What is it to be a product of rape? A body born out of violence? What is it to be unwanted and given away because of rape and more importantly – unknown? If the story is true. I dont exsist for the father.”
What is it to be a product of rape and how does one even begin to wrap oneself around such a question? I recently read an adoptee’s thoughts on this question and it all centered around the stigma of rape. Shame, violence, pain, trauma.
What is it to be born from that which I condem? I call myself a black feminist. Radical politics. I call myself a protector of women, my friends use my house as a safe haven. I call myself daughter of Oya. I call myself someone who would have gone to bat, bat, bat with those women who are raped and are never believed. Rape in any form is about power and dominance.
But how to explain life that is concieved from such an act?
and how to explain ME?
Im not ashamed. Im not even asking if I should be. Fuck that. Why? I’m smart, I’m beautiful, I’m loving and I am loved. Just like the circumstances of how I was given up – I have no control over my conception. It is one more thing in my life that I have to tunnel through, wrap around me and fight through. I know why I wasnt wanted. I am a reminder of trauma and pain. Shame and silence. How can I move forward, move any way at all if I dont let go of what my entire body represents to my BM? The blackness – the face- the hands.

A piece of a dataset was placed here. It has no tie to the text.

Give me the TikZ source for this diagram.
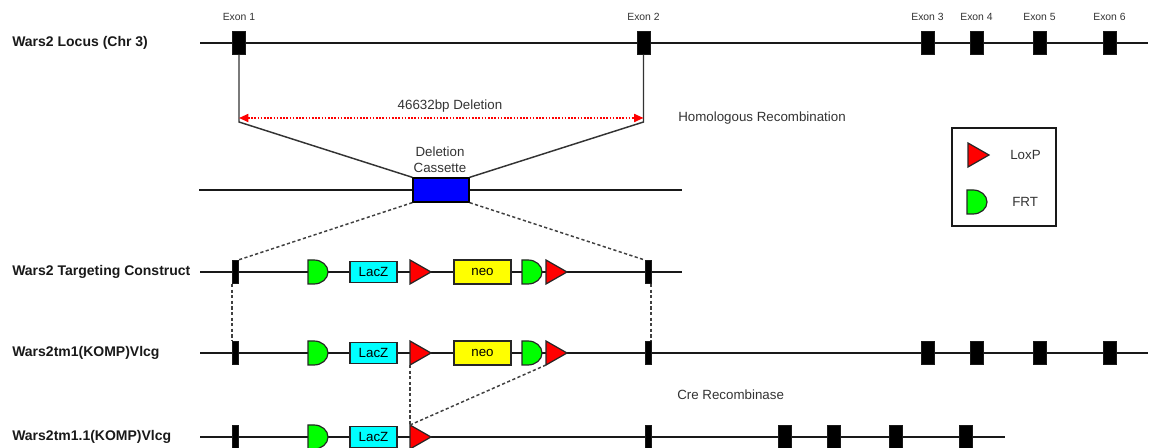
\documentclass[tikz,border=0pt]{standalone}
\usepackage{fontspec}
\setmainfont{Liberation Sans}
\usetikzlibrary{arrows.meta,positioning}
\definecolor{loxred}{RGB}{255,0,0}
\definecolor{frtgreen}{RGB}{0,255,0}
\definecolor{laczcyan}{RGB}{0,255,255}
\definecolor{neoyellow}{RGB}{255,255,0}
\definecolor{casblue}{RGB}{0,0,255}
\tikzset{
  backbone/.style={black!90, line width=1.5pt},
  exon/.style={fill=black, draw=black!90, line width=0.4pt, minimum width=9.5pt, minimum height=17pt, inner sep=0pt},
  armbar/.style={fill=black, draw=black!90, line width=0.4pt, minimum width=4.2pt, minimum height=17.5pt, inner sep=0pt},
  cassette/.style={fill=casblue, draw=black, line width=1pt, minimum width=42pt, minimum height=18pt, inner sep=0pt},
  gene/.style={draw=black!85, line width=1.1pt, inner sep=0pt, font=\fontsize{10}{12}\selectfont},
  conn/.style={black!80, line width=1.1pt},
  link/.style={black!75, line width=1.1pt, dash pattern=on 2.4pt off 1.8pt},
  delarrow/.style={loxred, line width=1.3pt, dash pattern=on 1.2pt off 1.2pt,
    {Triangle[length=7pt,width=6pt]}-{Triangle[length=7pt,width=6pt]}},
  rowlabel/.style={anchor=west, inner sep=0pt, text=black!90, font=\bfseries\fontsize{10.5}{12}\selectfont},
  note/.style={inner sep=0pt, text=black!80, font=\fontsize{10}{12}\selectfont},
  exonlabel/.style={inner sep=0pt, text=black!80, font=\fontsize{7.8}{9}\selectfont},
  pics/loxp/.style={code={
    \filldraw[fill=loxred, draw=black!85, line width=0.9pt] (0,-12) -- (21,0) -- (0,12) -- cycle;
    \coordinate (-nw) at (0,-12);
    \coordinate (-sw) at (0,12);
  }},
  pics/frt/.style={code={
    \filldraw[fill=frtgreen, draw=black!85, line width=0.9pt] (0,-12) -- (6,-12)
      arc[start angle=-90, end angle=90, x radius=14, y radius=12] -- (0,12) -- cycle;
  }},
}

\begin{document}
\begin{tikzpicture}[x=0.75pt,y=-0.75pt]
  \useasboundingbox (0,0) rectangle (1158,448);

  % wild type locus
  \node[rowlabel] (locus) at (12,43) {Wars2 Locus (Chr 3)};
  \draw[backbone] (200,43) -- (1148,43);
  \foreach \n/\x in {1/239,2/643.5,3/927.5,4/976.5,5/1039.5,6/1109.5}{
    \node[exon] (e\n) at (\x,43) {};
    \node[exonlabel] (el\n) at (\x,17) {Exon \n};
  }

  % deletion cassette
  \draw[backbone] (199,190) -- (682,190);
  \node[cassette] (cas) at (441,190) {};
  \node[note, align=center] (caslabel) at (440,160) {Deletion\\Cassette};
  \coordinate (d1) at (239,122);
  \coordinate (d2) at (643.5,122);
  \coordinate (a1) at (239,118);
  \coordinate (a2) at (643.5,118);
  \draw[conn] (e1.south) -- (d1) -- (cas.north west);
  \draw[conn] (e2.south) -- (d2) -- (cas.north east);
  \draw[delarrow] (a1) -- (a2);
  \node[note] (dellabel) at (450,106) {46632bp Deletion};
  \node[note, anchor=west] (homrec) at (678,118) {Homologous Recombination};

  % legend
  \node[draw=black!90, line width=1.1pt, minimum width=78pt, minimum height=73.5pt] (legend) at (1004,177) {};
  \pic (leglox) at (968,155) {loxp};
  \node[note, anchor=west] (loxlabel) at (1010,155) {LoxP};
  \pic (legfrt) at (967,202) {frt};
  \node[note, anchor=west] (frtlabel) at (1012,202) {FRT};

  % targeting construct and tm1 allele
  \node[rowlabel] (target) at (12,272) {Wars2 Targeting Construct};
  \node[rowlabel] (tmone) at (12,353) {Wars2tm1(KOMP)Vlcg};
  \foreach \r/\y/\xe in {t/272/682, m/353/1148}{
    \draw[backbone] (200,\y) -- (\xe,\y);
    \node[armbar] (\r bar1) at (235,\y) {};
    \node[armbar] (\r bar2) at (648,\y) {};
    \pic (\r frt1) at (308,\y) {frt};
    \node[gene, fill=laczcyan, minimum width=35pt, minimum height=15.5pt] (\r lacz) at (373.5,\y) {LacZ};
    \pic (\r lox1) at (410,\y) {loxp};
    \node[gene, fill=neoyellow, minimum width=43pt, minimum height=18pt] (\r neo) at (482.5,\y) {neo};
    \pic (\r frt2) at (522,\y) {frt};
    \pic (\r lox2) at (546,\y) {loxp};
  }
  \foreach \n/\x in {3/927.5,4/976.5,5/1039.5,6/1109.5}{
    \node[exon] (me\n) at (\x,353) {};
  }
  \draw[link] (cas.south west) -- (tbar1.north east);
  \draw[link] (cas.south east) -- (tbar2.north west);
  \draw[link] (tbar1.south west) -- (mbar1.north west);
  \draw[link] (tbar2.south east) -- (mbar2.north east);

  % tm1.1 allele after Cre
  \node[note, anchor=west] (cre) at (677,395) {Cre Recombinase};
  \node[rowlabel] (tmonex) at (12,437) {Wars2tm1.1(KOMP)Vlcg};
  \draw[backbone] (200,437) -- (1005,437);
  \node[armbar] (wbar1) at (235,437) {};
  \node[armbar] (wbar2) at (648,437) {};
  \pic (wfrt1) at (308,437) {frt};
  \node[gene, fill=laczcyan, minimum width=35pt, minimum height=15.5pt] (wlacz) at (373.5,437) {LacZ};
  \pic (wlox1) at (410,437) {loxp};
  \foreach \n/\x in {3/784.5,4/833.5,5/895.5,6/965.5}{
    \node[exon] (we\n) at (\x,437) {};
  }
  \draw[link] (mlox1-sw) -- (wlox1-nw);
  \draw[link] (mlox2-sw) -- (wlox1-nw);
\end{tikzpicture}
\end{document}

I’m not saying I’ve let go. Im not saying I dont have days where I stare in the mirror and wonder at the flash of conception at the moment of violation. But I have such beauty in my life, my friends, my family, my writing, my work- MY FRIENDS – how can I explain my thankfulness for being born? and what if I was not here to speak?
and what also of the notion that I dont exist in any way for my birth father? That he doesnt even know I am alive. He doesnt wonder about my face, if I have his hair or his smile. I find this extremely soul-shaking, especially when I identify myself as being black, and not ness. as Filipino (the BM). Whose roots are mine? I dont have any?
I was trying to write a section about how second generation, third generation children of immigrants – when they get to a certain age – they return back to thier country of origin, but for adoptee’s, the travel path home – is complex. I heard someone say about their trip to their country of origin, “its the first time I ever really felt like I was at home”. Is that feeling forever lost to adoptees? and for those of us adopted OUT of not only our countries, but our cultures of origin? will we ever find our way home? and what if our home will never acknowledge us?
I know we create home, and what home means becomes what we do, who our friends and chosen family are – but how to think through that 1st connection, that primary womb-link that has been forever broken. and is that why I feel like I am constantly moving, all ways changing?
Thats all for today. Two more steps forward.